Raw data:
▬▬▬▬▬▬

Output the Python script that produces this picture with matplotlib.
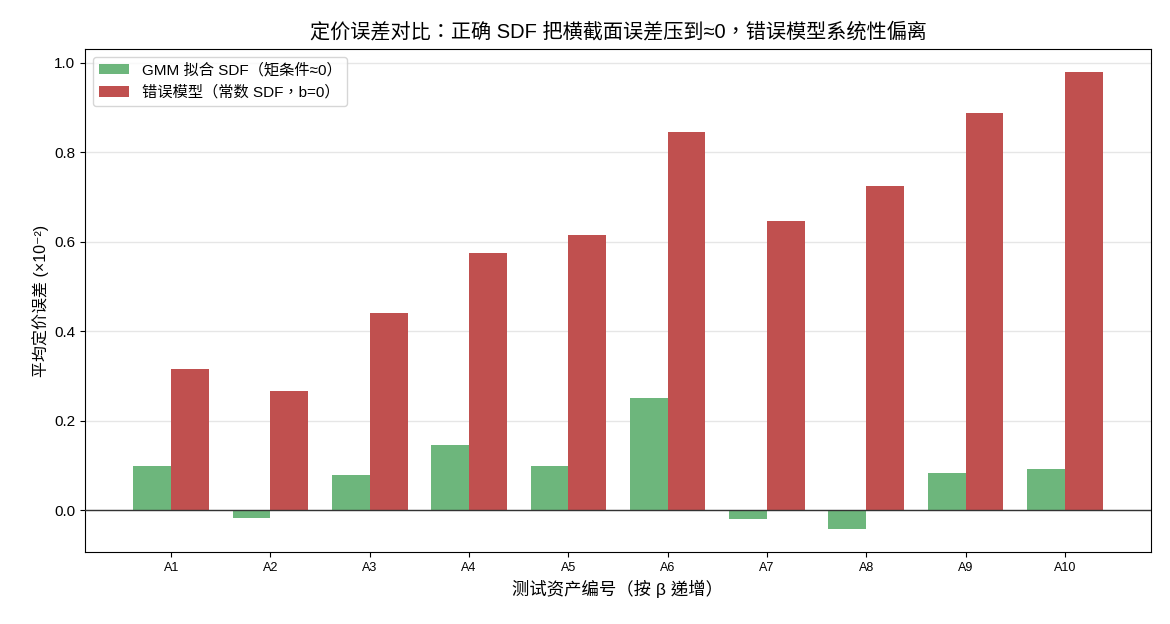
import matplotlib
matplotlib.use("Agg")
import matplotlib.pyplot as plt
import numpy as np

plt.rcParams['font.family'] = ['Liberation Sans', 'Noto Sans CJK TC', 'DejaVu Sans']
plt.rcParams['axes.unicode_minus'] = False

categories = ["A1", "A2", "A3", "A4", "A5", "A6", "A7", "A8", "A9", "A10"]
gmm_vals = [0.098, -0.017, 0.080, 0.145, 0.098, 0.252, -0.019, -0.042, 0.083, 0.092]
wrong_vals = [0.317, 0.266, 0.440, 0.576, 0.616, 0.846, 0.647, 0.725, 0.888, 0.980]

label_gmm = "GMM 拟合 SDF（矩条件≈0）"
label_wrong = "错误模型（常数 SDF，b=0）"
title = "定价误差对比：正确 SDF 把横截面误差压到≈0，错误模型系统性偏离"
xlabel = "测试资产编号（按 β 递增）"
ylabel = "平均定价误差 (×10⁻²)"

fig = plt.figure(figsize=(11.7, 6.24), dpi=100)
ax = fig.add_axes([85/1170, 1-552/624, (1151-85)/1170, (552-49)/624])

x = np.arange(len(categories))
w = 0.38
ax.bar(x - w/2, gmm_vals, w, color="#6db67c", label=label_gmm, zorder=2)
ax.bar(x + w/2, wrong_vals, w, color="#c0504f", label=label_wrong, zorder=2)
ax.axhline(0, color="#333333", linewidth=1.0, zorder=3)

ax.set_xticks(x)
ax.set_xticklabels(categories, fontsize=9)
ax.tick_params(axis='y', labelsize=11)
ax.set_yticks([0.0, 0.2, 0.4, 0.6, 0.8, 1.0])
ax.grid(axis='y', color="#e6e6e6", linewidth=1.0, zorder=0)
ax.set_axisbelow(True)

ax.set_title(title, fontsize=14.5, pad=8)
ax.set_xlabel(xlabel, fontsize=12.5)
ax.set_ylabel(ylabel, fontsize=11.5)

ax.legend(loc="upper left", fontsize=11, framealpha=0.8, edgecolor="#cccccc")

fig.savefig("out.png", dpi=100)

▬▬▬▬▬▬

Required work: Reproduce the data word for word, excluding its pictures.

Reply to the task:
Output the Python script that produces this picture with matplotlib.
import matplotlib
matplotlib.use("Agg")
import matplotlib.pyplot as plt
import numpy as np

plt.rcParams['font.family'] = ['Liberation Sans', 'Noto Sans CJK TC', 'DejaVu Sans']
plt.rcParams['axes.unicode_minus'] = False

categories = ["A1", "A2", "A3", "A4", "A5", "A6", "A7", "A8", "A9", "A10"]
gmm_vals = [0.098, -0.017, 0.080, 0.145, 0.098, 0.252, -0.019, -0.042, 0.083, 0.092]
wrong_vals = [0.317, 0.266, 0.440, 0.576, 0.616, 0.846, 0.647, 0.725, 0.888, 0.980]

label_gmm = "GMM 拟合 SDF（矩条件≈0）"
label_wrong = "错误模型（常数 SDF，b=0）"
title = "定价误差对比：正确 SDF 把横截面误差压到≈0，错误模型系统性偏离"
xlabel = "测试资产编号（按 β 递增）"
ylabel = "平均定价误差 (×10⁻²)"

fig = plt.figure(figsize=(11.7, 6.24), dpi=100)
ax = fig.add_axes([85/1170, 1-552/624, (1151-85)/1170, (552-49)/624])

x = np.arange(len(categories))
w = 0.38
ax.bar(x - w/2, gmm_vals, w, color="#6db67c", label=label_gmm, zorder=2)
ax.bar(x + w/2, wrong_vals, w, color="#c0504f", label=label_wrong, zorder=2)
ax.axhline(0, color="#333333", linewidth=1.0, zorder=3)

ax.set_xticks(x)
ax.set_xticklabels(categories, fontsize=9)
ax.tick_params(axis='y', labelsize=11)
ax.set_yticks([0.0, 0.2, 0.4, 0.6, 0.8, 1.0])
ax.grid(axis='y', color="#e6e6e6", linewidth=1.0, zorder=0)
ax.set_axisbelow(True)

ax.set_title(title, fontsize=14.5, pad=8)
ax.set_xlabel(xlabel, fontsize=12.5)
ax.set_ylabel(ylabel, fontsize=11.5)

ax.legend(loc="upper left", fontsize=11, framealpha=0.8, edgecolor="#cccccc")

fig.savefig("out.png", dpi=100)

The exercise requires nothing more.